Implementation - 2025.1 English

Vitis Libraries

Release Date
2025-06-04
Version
2025.1 English

The random forest framework is shown in the following figure:

Figure 1 Random Framewok architecture on FPGA

Separate random forest int sampling module and decision tree module. In sampling module, you design some different implementations of bagging methods, each of which implements different sampling methods. Instance sampling: withoutplacement instance sampling, sampling ratio can be set by user.

In particular, withplacement instance sampling is implemented by multi withoutplacement instance samplings.

Feature Quantize: To save bandwith and memory, you learn from spark binned dataset, quantize each feature into a fixed point integer.

Figure 2 Quantize modules on FPGA
In quantize method, each feauture value is binned into a fixed point integer; for example, if a feature value is 0.45, while the feature splitting array is [-0.1,0.25,0.50,0.80], the binning rule includes:
  1. < -0.1 -> 0
  2. -0.1 ~ 0.25 -> 1
  3. 0.25 ~ 0.50 -> 2
  4. 0.50 ~ 0.80 -> 3
  5. > 0.80 -> 4

so after quantizing, the binned feature value is 2 (0,25<0.45<0.5). In the quantize module, the main part is searching the inverval of each value, Figure 2 shows a detailed implementation by unrolling a binary search tree.

In the decision tree module, feature sampling support is added, so that each tree point reserves its own feature subsets. When splitting a tree node, it can only select the best feature from the specific subset. In current version, decision tree in random forest implements the quntize optimization for more kernel frequency and performance. You can get a special random forest with one single tree to implement a decision tree. Actually, decision tree from this method can ease IO bound compared with a non-quantized decision tree.

Figure 3 RF data header on FPGA
Figure 4 DT data header on FPGA

Figure 3 and Figure 4 shows the data layout in the ddr buffer. In Figure 3, you reserve last 288 bits in the data header for multi-seeds, by setting seedid, the function read corresponding seed from the header. After one call is done, the corresponding seed will write back an updated seed. The trick is for multi-sampling module kernel calls and PCIe® data write only once.
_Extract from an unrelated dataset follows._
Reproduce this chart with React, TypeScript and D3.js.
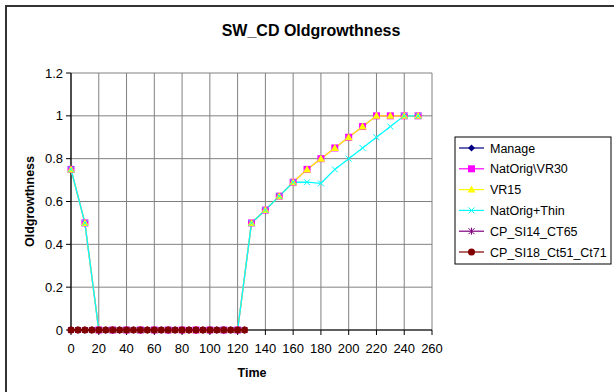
import React from "react";
import * as d3 from "d3";

const title = "SW_CD Oldgrowthness";
const xTicks = [0, 20, 40, 60, 80, 100, 120, 140, 160, 180, 200, 220, 240, 260];
const yTicks = [0, 0.2, 0.4, 0.6, 0.8, 1, 1.2];
const yTickLabels = ["0", "0.2", "0.4", "0.6", "0.8", "1", "1.2"];

const zeroTimes = [0,5,10,15,20,25,30,35,40,45,50,55,60,65,70,75,80,85,90,95,100,105,110,115,120,125];
const zeroValues = [0,0,0,0,0,0,0,0,0,0,0,0,0,0,0,0,0,0,0,0,0,0,0,0,0,0];

const natTimes = [0,10,20,30,40,50,60,70,80,90,100,110,120,130,140,150,160,170,180,190,200,210,220,230,240,250];
const natVR30 = [0.75,0.5,0,0,0,0,0,0,0,0,0,0,0,0.5,0.56,0.625,0.69,0.75,0.8,0.85,0.9,0.95,1,1,1,1];
const vr15 = [0.75,0.5,0,0,0,0,0,0,0,0,0,0,0,0.5,0.56,0.625,0.69,0.75,0.8,0.85,0.9,0.95,1,1,1,1];
const natThin = [0.75,0.5,0,0,0,0,0,0,0,0,0,0,0,0.5,0.56,0.625,0.69,0.69,0.685,0.75,0.8,0.85,0.9,0.95,1,1];

type Series = { name: string; color: string; marker: string; times: number[]; values: number[] };

const series: Series[] = [
  { name: "Manage", color: "#000080", marker: "diamond", times: zeroTimes, values: zeroValues },
  { name: "NatOrig\\VR30", color: "#FF00FF", marker: "square", times: natTimes, values: natVR30 },
  { name: "VR15", color: "#FFFF00", marker: "triangle", times: natTimes, values: vr15 },
  { name: "NatOrig+Thin", color: "#00FFFF", marker: "x", times: natTimes, values: natThin },
  { name: "CP_SI14_CT65", color: "#800080", marker: "star", times: zeroTimes, values: zeroValues },
  { name: "CP_SI18_Ct51_Ct71", color: "#800000", marker: "circle", times: zeroTimes, values: zeroValues },
];

function Marker({ type, x, y, color }: { type: string; x: number; y: number; color: string }) {
  switch (type) {
    case "diamond":
      return <path d={`M${x},${y - 3.5}L${x + 3.5},${y}L${x},${y + 3.5}L${x - 3.5},${y}Z`} fill={color} />;
    case "square":
      return <rect x={x - 3.5} y={y - 3.5} width={7} height={7} fill={color} />;
    case "triangle":
      return <path d={`M${x},${y - 4}L${x + 4},${y + 3}L${x - 4},${y + 3}Z`} fill={color} />;
    case "x":
      return (
        <path d={`M${x - 3},${y - 3}L${x + 3},${y + 3}M${x - 3},${y + 3}L${x + 3},${y - 3}`} stroke={color} strokeWidth={1} fill="none" />
      );
    case "star":
      return (
        <path
          d={`M${x - 3},${y - 3}L${x + 3},${y + 3}M${x - 3},${y + 3}L${x + 3},${y - 3}M${x},${y - 3.5}L${x},${y + 3.5}`}
          stroke={color}
          strokeWidth={1}
          fill="none"
        />
      );
    case "circle":
      return <circle cx={x} cy={y} r={3.5} fill={color} />;
    default:
      return null;
  }
}

export default function App() {
  const W = 614;
  const H = 392;
  const x = d3.scaleLinear().domain([0, 260]).range([71, 432]);
  const y = d3.scaleLinear().domain([0, 1.2]).range([330, 73]);
  const line = d3
    .line<[number, number]>()
    .x((d) => x(d[0]))
    .y((d) => y(d[1]));

  const font = "Arial, 'Liberation Sans', Helvetica, sans-serif";
  const legendX = 455;
  const legendY = 137;
  const legendRowH = 20.8;

  return (
    <svg
      width={W}
      height={H}
      style={{ position: "absolute", left: 0, top: 0, background: "#fff" }}
      fontFamily={font}
    >
      <rect x={0} y={0} width={W} height={H} fill="#fff" />
      <rect x={6} y={6} width={W + 20} height={H + 20} fill="none" stroke="#333" strokeWidth={2} />

      <text x={311} y={36} textAnchor="middle" fontSize={16} fontWeight="bold" fill="#000">
        {title}
      </text>

      {yTicks.map((t) => (
        <line key={"gy" + t} x1={x(0)} x2={x(260)} y1={y(t)} y2={y(t)} stroke="#808080" strokeWidth={1} />
      ))}
      {xTicks.map((t) => (
        <line key={"gx" + t} x1={x(t)} x2={x(t)} y1={y(0)} y2={y(1.2)} stroke="#808080" strokeWidth={1} />
      ))}

      <line x1={x(0)} x2={x(0)} y1={y(0)} y2={y(1.2)} stroke="#000" strokeWidth={1.2} />
      <line x1={x(0)} x2={x(260)} y1={y(0)} y2={y(0)} stroke="#000" strokeWidth={1.2} />
      {yTicks.map((t, i) => (
        <g key={"ty" + t}>
          <line x1={x(0) - 5} x2={x(0)} y1={y(t)} y2={y(t)} stroke="#000" />
          <text x={x(0) - 8} y={y(t) + 4.5} textAnchor="end" fontSize={13} fill="#000">
            {yTickLabels[i]}
          </text>
        </g>
      ))}
      {xTicks.map((t) => (
        <g key={"tx" + t}>
          <line x1={x(t)} x2={x(t)} y1={y(0)} y2={y(0) + 5} stroke="#000" />
          <text x={x(t)} y={y(0) + 23} textAnchor="middle" fontSize={13} fill="#000">
            {t}
          </text>
        </g>
      ))}

      <text x={252} y={377} textAnchor="middle" fontSize={12.5} fontWeight="bold" fill="#000">
        Time
      </text>
      <text
        transform={`translate(34,${y(0.6)}) rotate(-90)`}
        textAnchor="middle"
        fontSize={12.5}
        fontWeight="bold"
        fill="#000"
      >
        Oldgrowthness
      </text>

      {series.map((s) => (
        <path
          key={"l" + s.name}
          d={line(s.times.map((t, i) => [t, s.values[i]] as [number, number])) || ""}
          fill="none"
          stroke={s.color}
          strokeWidth={1.3}
        />
      ))}
      {series.map((s) => (
        <g key={"m" + s.name}>
          {s.times.map((t, i) => (
            <Marker key={i} type={s.marker} x={x(t)} y={y(s.values[i])} color={s.color} />
          ))}
        </g>
      ))}

      <rect x={legendX} y={legendY} width={156} height={127} fill="#fff" stroke="#000" strokeWidth={1} />
      {series.map((s, i) => {
        const cy = legendY + 11 + i * legendRowH;
        return (
          <g key={"lg" + s.name}>
            <line x1={legendX + 4} x2={legendX + 29} y1={cy} y2={cy} stroke={s.color} strokeWidth={1.2} />
            <Marker type={s.marker} x={legendX + 16.5} y={cy} color={s.color} />
            <text x={legendX + 35} y={cy + 4.5} fontSize={12.5} fill="#000">
              {s.name}
            </text>
          </g>
        );
      })}
    </svg>
  );
}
Figure 3 random forest tree based ping-pong mult-kernels calls

In general, you can only put 1~4 individual trees on board. Figure 5 shows the host implementaion mode of a random forest tree. In this mode, you can overlap the PCIe read, kernel call, and PCIe write, making the most of the kernel/hardware resources.

Caution

The current rf decision tree has the same limitations with the orignal decision tree. For thousands of features, the current framework cannot support all features saving in an individual tree, so a feature sampling module is implemented for further extention.